Don’t Get Lost in Transition



 “The Bill Murray and Scarlet Johansen characters fell in love in the editing room.“ – Sarah Flack, editor, Lost in Translation

Earlier this month Tropfest held their first RoughCut film symposium in NYC at The Film Society of Lincoln Center.  Roughcut is an offshoot of Tropfest, the world’s largest short film festival, originating in Australia 20 years ago.  I attended the daylong event intrigued by the mix of speakers and the focus on storytelling, the thought process of creative thinkers and how each of their disciplines contributes to the filmmaker’s vision.


The founder and director of Tropfest, Jon Polman kicked off the day with his  story of channeling youthful rebellion into purpose and creative energy.  From there creative energy became somewhat of a  theme for the day.  I’m impressed by what he has built and definitely looking forward to the next Tropfest NYC (2013).


Aside from the entertainment value, it was a great demonstration of the power of diverse thinking and cross-pollination of ideas.. I love going to events simply because they interest me and then realizing there is so much I can apply to my life and work. As many of these film, advertising, theatre and tech startup leaders attest – we can all learn so much from exposing ourselves to different perspectives.


Some of the speakers included:

– Scott Rosenberg, Writer/Producer (Gone in 60 Seconds, Con Air)

– Nick Law, Global Chief Creative Officer, RG/A

– Sarah Flack, Editor (Lost in Translation)Nick Law, EVP, Chief Global Creative Director, R/GA

– Jeremy Boxer, Director of Vimeo Festival + Awards, Creative Director of Vimeo

– Liev Schreiber, Actor/Writer/Director (Salt, X-Men: Origins, Everything is Illuminated)

– Malcolm Gladwell, journalist, bestselling author, and speaker (Tipping Point, Outliers)

– Charles Randolph, former philosophy professor and Writer / Producer  (The Life of David Gale, Love and Other Drugs)


I wrote a post sharing my take-aways from this fascinating day — but it ended up being way too long for our thought processes. Instead over the next few weeks I will share my takeaways from 7 of the speakers I was able to see. The first post is based on the session with Sarah Flack, Editor of Lost in Translation (and much more) who gave me a new take on pivoting:

“In the editing room, what you think you are going to do with a film can completely change.

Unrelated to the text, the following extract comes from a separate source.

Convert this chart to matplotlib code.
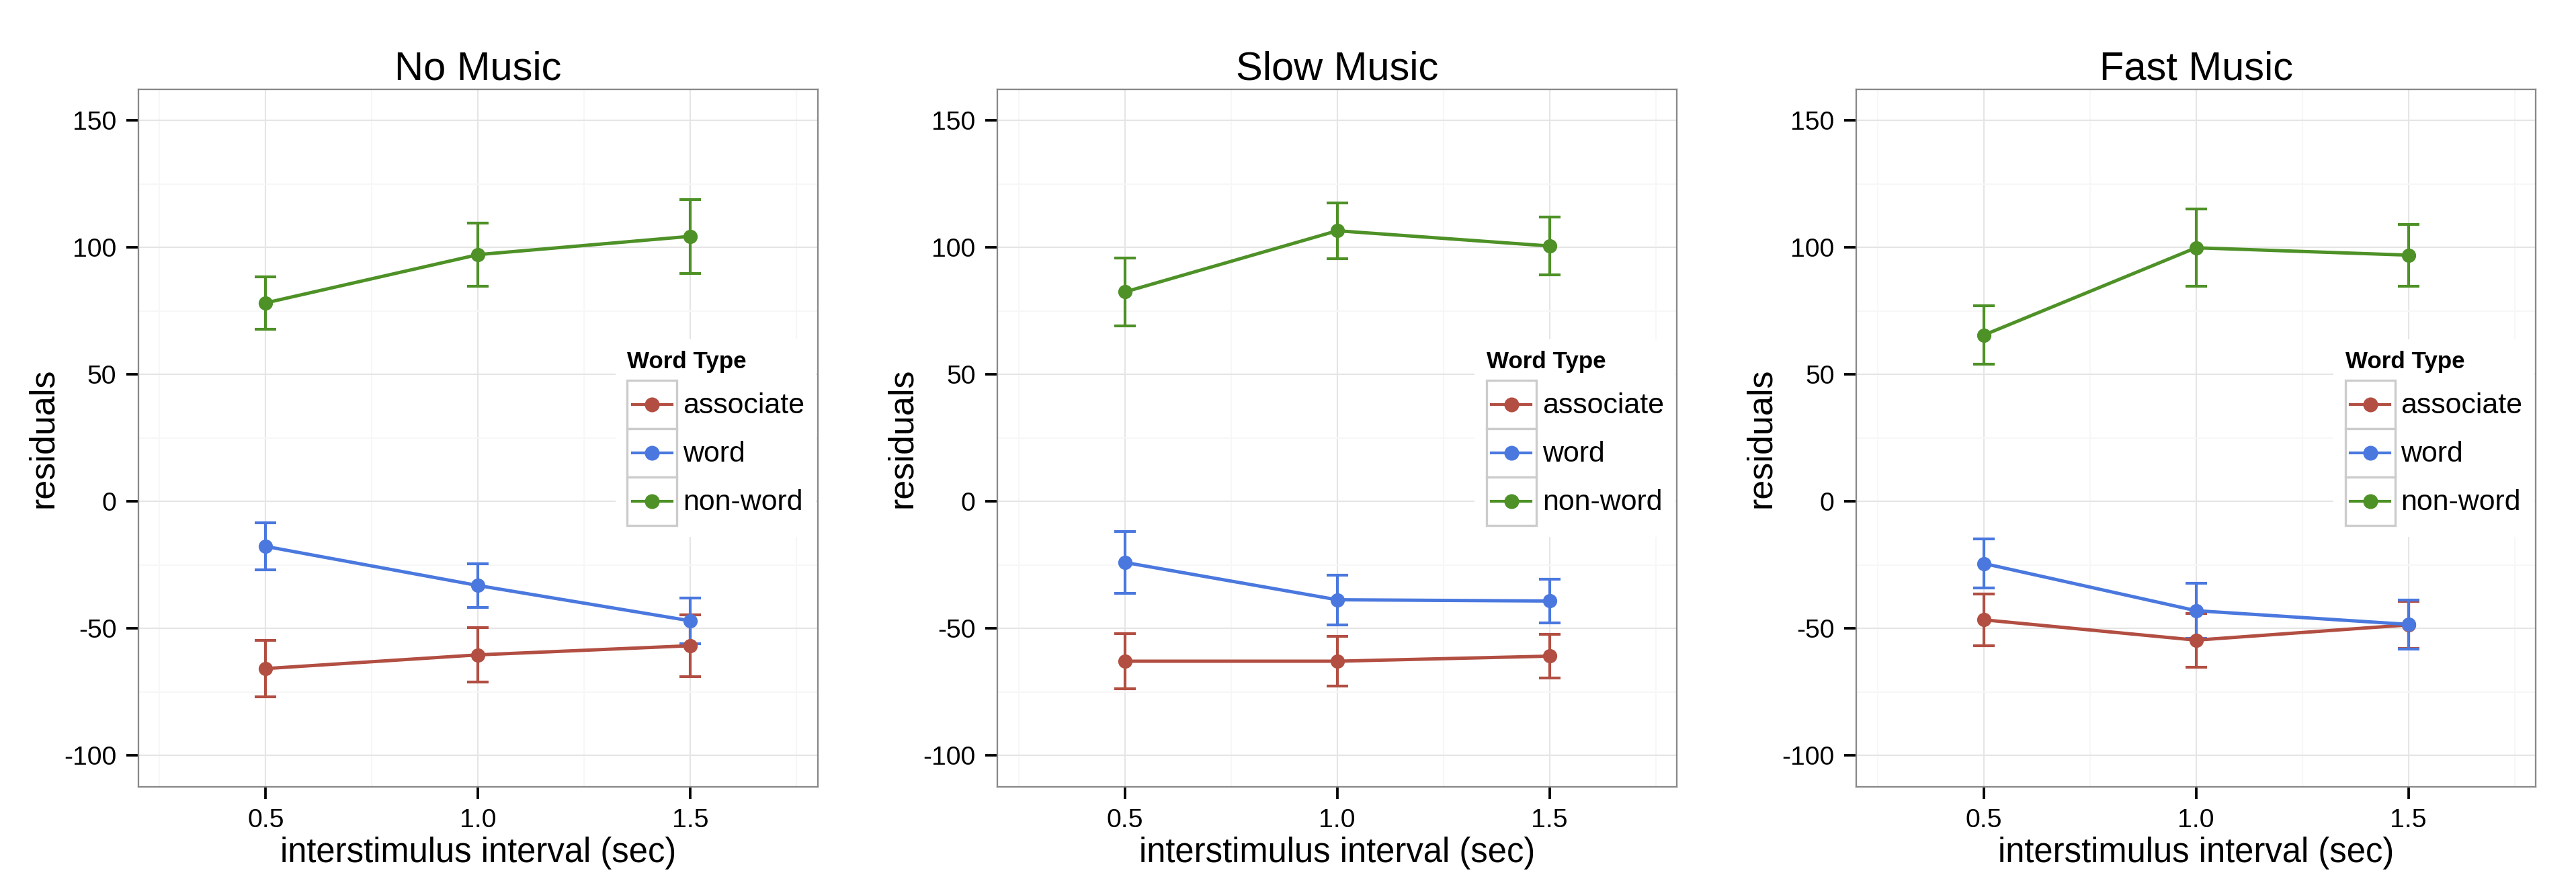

You can do anything.  The Bill Murray and Scarlet Johansen characters fell in love in the editing room. “ – Sarah Flack

When I heard Sarah speaking about her editing process  I realized that editing is the ultimate pivot. You can change it all up. I had always thought about a pivot as merely a different / new route to fulfilling your vision based on feedback from customers /in-market.

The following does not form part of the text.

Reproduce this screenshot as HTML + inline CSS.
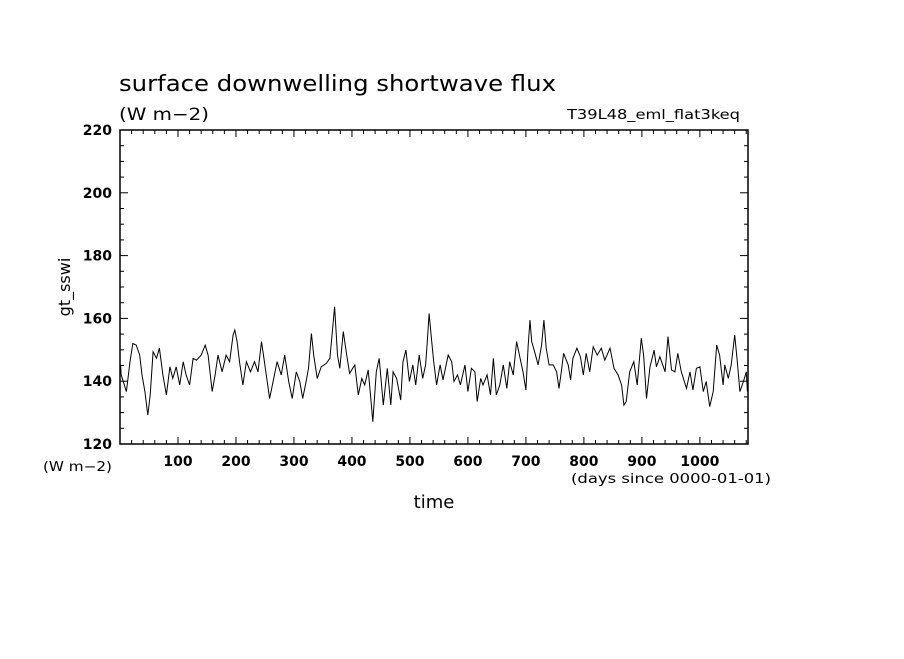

But Sarah’s point made me think there is another way to think about a pivot.  If you have learned that what you got ain’t working…take a look at the assets you have and see how you can remix them to build something you are excited about. Experiment. Try new things. Tell a new story. It can make a huge difference. You never know.


Taking what Sarah said a step further,  we really can edit what we have at any point if we see a brighter future. It may mean cutting some scenes you love, but the end result may be better.


I am so watching Lost in Translation again!


The 40:20 — When faced with a situation that is not working, consider whether your existing assets can be re-edited to make something completely different and perhaps more impactful.